そのやりとりの中で、焼き時間についてのアドバイスをもらました。
なんか嬉しくもなりました。国を超えてお互いの悩みを共有しながら、良いサワードウブレッドを焼くことに挑んでいることが。
インスタグラムは自分のモチベーションを保つ良きツールであり、情報共有ツールとなって、とても役に立ちました。
広告のお仕事も少しだけですけど、投稿するタイミングだったり、写真の撮り方とかで役に立ったのかなって思ってます。少しだけ。。。
家で安定してサワードウブレッドが焼けるようになって、自分が納得のいくクオリティが出せてきたと思えてきた頃、インスタグラムで写真を投稿していると、友人知人から
「買いたいな!」
ってメッセージをもらえうようになりました。
やっと、100個届ける目標のスタート地点に立てたと思えた瞬間です。
そこから、平日は仕事。週末パン作り。といった生活を送っていきます。
1度に1個しか焼けないオーブンに加えて、ミキサーも買わず手ごねで仕込んでいたこともあって、4個が仕込み限界量でした。
(ミキサーに頼らず生地感を肌で感じたいと思って頑固に腕を酷使していましたw)
あっという間の気持ちでしたが、1年くらいかけて、目標の100個に到達しました。
ついに自分の知人友人ではない、インスタグラムを見て興味を持っていただいた方から
「販売されているんですか?」
と、問い合わせも来るようになりました。
もしかしたら、自分のお店を持ってもやっていけるかな。。。
と思えました。
、、、。
本業への想いが薄くなっている自分に、ちゃんと神様は悪戯というか、当たり前の仕打ちをしてきます。
週末も客先の催事などが多い担当になってしまい、パンを焼く時間がなくなってしまったんです。
お金を頂いているお仕事、もちろん文句は言わない言えない立場なんですけど、平日に代休を入れたり、突然週末も仕事と言われることもあったりと、落ち着かない生活になってしまいました。

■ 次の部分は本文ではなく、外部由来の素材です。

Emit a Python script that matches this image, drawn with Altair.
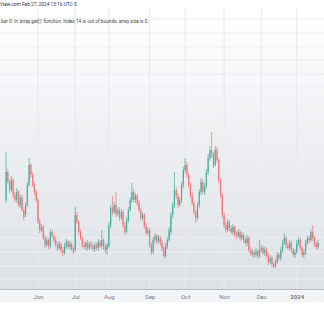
import altair as alt
import pandas as pd

# ---- data (price units are arbitrary, axis hidden) ----
open_ = [100,128,118,110,120,105,100,108,95,103,
         90,85,95,115,135,125,115,108,100,78,
         70,73,62,55,60,54,68,64,60,55,
         52,56,50,47,54,58,53,56,51,50,
         85,78,68,62,55,53,57,52,56,54,
         51,55,52,58,54,60,53,50,54,75,
         92,88,95,86,90,82,88,75,68,80,
         90,100,108,100,104,97,90,82,85,74,
         67,70,55,48,60,64,59,62,57,52,
         44,54,60,68,85,95,110,104,95,100,
         115,130,135,125,115,105,97,88,82,95,
         108,118,108,114,128,142,150,145,135,150,
         140,120,105,85,75,70,78,72,68,73,
         66,64,68,62,65,60,57,62,50,46,
         48,45,49,44,50,52,47,50,44,38,
         42,36,34,38,45,42,50,57,62,55,
         52,57,50,45,48,57,60,52,45,48,
         57,62,60,68,62,56,53]

close = [128,118,110,120,105,100,108,95,103,90,
         83,95,115,135,125,115,108,100,78,70,
         73,62,55,60,54,68,64,60,55,52,
         56,50,47,54,58,53,56,51,48,85,
         78,68,62,55,53,57,52,56,54,51,
         55,52,58,54,60,53,50,55,75,92,
         88,95,86,90,82,88,75,68,80,90,
         100,108,100,104,97,90,82,85,74,67,
         70,55,48,60,64,59,62,57,52,44,
         54,60,70,85,95,110,104,95,100,115,
         130,135,125,115,105,97,88,82,95,108,
         118,108,114,128,142,150,145,135,150,140,
         120,105,85,75,70,78,72,68,73,66,
         64,68,62,65,60,57,62,50,46,48,
         45,49,44,50,52,47,50,44,38,42,
         36,34,38,45,42,50,57,62,55,52,
         57,50,45,48,57,60,52,45,48,57,
         62,60,68,62,56,53,57]

high = [148,131,121,124,122,108,112,110,106,105,
        93,98,118,142,137,128,118,110,102,81,
        76,75,65,63,62,71,70,66,63,58,
        59,58,53,57,61,60,59,58,53,93,
        88,80,71,64,58,59,60,58,59,56,
        58,57,61,60,70,62,56,57,78,95,
        104,98,108,92,93,91,90,78,83,93,
        103,117,111,107,106,100,92,88,87,77,
        73,72,57,63,67,66,65,64,60,54,
        57,63,73,88,98,128,113,107,103,118,
        133,142,138,127,118,108,99,90,98,111,
        122,121,117,131,146,154,168,148,154,153,
        142,122,107,88,78,81,80,75,76,75,
        69,71,70,68,67,63,65,64,53,51,
        50,52,51,60,55,54,53,52,47,45,
        44,38,41,48,47,53,60,67,64,58,
        60,59,52,51,60,63,62,54,51,60,
        65,64,71,75,64,58,60]

low = [97,116,107,108,102,98,97,93,92,88,
       80,83,93,113,122,113,105,98,76,67,
       68,60,52,53,51,52,62,57,53,49,
       50,47,44,45,51,51,50,49,46,48,
       76,65,60,52,51,50,49,50,51,49,
       48,50,49,52,51,50,47,45,52,72,
       85,86,83,84,79,80,72,65,66,77,
       88,97,98,97,94,88,79,80,71,65,
       64,52,45,46,57,56,57,54,49,42,
       42,51,58,65,82,92,101,92,93,97,
       112,127,122,112,102,94,85,77,80,92,
       105,106,105,111,125,139,142,132,133,137,
       117,102,82,72,67,68,69,66,65,63,
       61,62,59,60,57,55,54,47,44,43,
       42,43,41,42,47,45,44,42,35,36,
       33,32,32,36,40,39,47,55,52,50,
       49,47,43,42,46,54,49,43,42,45,
       55,57,58,59,53,51,50]

month_ticks = [18, 39, 58, 81, 101, 123, 144, 164]
month_labels = ["Jun", "Jul", "Aug", "Sep", "Oct", "Nov", "Dec", "2024"]
price_grid = [281, 267, 253, 240, 226, 212, 199, 185, 171, 158, 144,
              130, 116, 103, 89, 75, 62, 48, 34, 21]

header_text = "View.com  Feb 27, 2024 13:16 UTC-5"
error_text = "bar 0: In 'array.get()' function. Index 14 is out of bounds, array size is 0."

# ---- frames ----
df = pd.DataFrame({"i": list(range(len(close))), "open": open_, "high": high,
                   "low": low, "close": close})
df["dir"] = ["up" if c >= o else "down" for o, c in zip(open_, close)]
vgrid = pd.DataFrame({"i": month_ticks})
hgrid = pd.DataFrame({"p": price_grid})
one = pd.DataFrame({"a": [0]})

W, H = 324, 279
xscale = alt.Scale(domain=[-0.6, 176.55], nice=False, zero=False)
yscale = alt.Scale(domain=[11, 290], nice=False, zero=False)

ticks_js = "[" + ",".join(str(t) for t in month_ticks) + "]"
labels_js = "[" + ",".join("'" + s + "'" for s in month_labels) + "]"
xaxis = alt.Axis(
    values=month_ticks,
    labelExpr=f"{labels_js}[indexof({ticks_js}, datum.value)]",
    grid=False, ticks=False, domain=True, domainColor="#b8bcc4", domainWidth=1,
    labelFontSize=6, labelColor="#787b86", labelFont="Roboto", labelPadding=4,
    labelFontWeight={"condition": {"test": "datum.value == 164", "value": "bold"}, "value": "normal"},
    title=None, zindex=1,
)
X = alt.X("i:Q", scale=xscale, axis=xaxis)

bg = alt.Chart(one).mark_rect(
    color=alt.LinearGradient(
        gradient="linear", x1=0, x2=0, y1=0, y2=1,
        stops=[alt.GradientStop(color="#ffffff", offset=0),
               alt.GradientStop(color="#eef0f2", offset=0.45),
               alt.GradientStop(color="#dde1e6", offset=1)])
).encode(x=alt.value(0), x2=alt.value(W), y=alt.value(0), y2=alt.value(H))

band = alt.Chart(one).mark_rect(color="#f3f4f6").encode(
    x=alt.value(0), x2=alt.value(W), y=alt.value(H), y2=alt.value(H + 13))

vlines = alt.Chart(vgrid).mark_rule(color="#e6e9ee", strokeWidth=1).encode(
    x=X, y=alt.value(-2), y2=alt.value(H))

hlines = alt.Chart(hgrid).mark_rule(color="#eceef2", strokeWidth=1).encode(
    y=alt.Y("p:Q", scale=yscale, axis=None), x=alt.value(0), x2=alt.value(W))

color = alt.Color("dir:N", scale=alt.Scale(domain=["down", "up"],
                                           range=["#ee7275", "#43ad9c"]), legend=None)

wicks = alt.Chart(df).mark_rule(strokeWidth=0.7).encode(
    x=X, y=alt.Y("low:Q", scale=yscale, axis=None), y2="high:Q", color=color)

bodies = alt.Chart(df).mark_bar(size=1.15).encode(
    x=X, y=alt.Y("open:Q", scale=yscale, axis=None), y2="close:Q", color=color)

t1 = alt.Chart(one).mark_text(align="left", baseline="middle", font="Roboto",
                              fontSize=4.8, color="#2a2e39", text=header_text).encode(
    x=alt.value(0), y=alt.value(-5))
t2 = alt.Chart(one).mark_text(align="left", baseline="middle", font="Roboto",
                              fontSize=4.75, color="#434651", text=error_text).encode(
    x=alt.value(1), y=alt.value(12))

chart = alt.layer(bg, band, hlines, vlines, wicks, bodies, t1, t2).properties(
    width=W, height=H, autosize="none",
    padding={"left": 0, "right": 0, "top": 10, "bottom": 25},
    background="white",
).configure_view(stroke=None)

chart.save("out.html", embed_options={"renderer": "svg", "actions": False})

サワードウブレットが焼けるようになり、目標にしていた100個焼いて届けるという目標も達成して、サワードウブレッドへの想いがより、強くなっている自分には耐えれませんでした。
わがままですけど、自分の好きなことを続けられないことは苦痛で、仕事をしている意味があるのかわからなくなってしまいました。
それはワイン屋さんで過ごした時間と同じ状態でした。
もっとたくさんパンが焼きたい。
夢を実現できるかもしれない。
もしかしたら、、、という、気持ちを抑えられず、食品広告会社さんを辞めることにしました。
もっとパンを焼きたいという気持ちに素直になってみようと思い、次の道に進みます。
最後に
もし、お店を開いた時は、聞いてください。家で焼いてみて悩むことがあったら。
サワードウブレッドは作る人によって味が変わります。
いくら製法が同じであっても、似て非なるパンに仕上がります。
不思議なパンです。
なので、自分もノウハウとは言えないレベルでしょうけど、家で焼くアドバイスはできると思っています。
それも自分にオーストラリアでサワードウブレッド職人のチャンスをくれた店主や職場への恩返しになると思っています。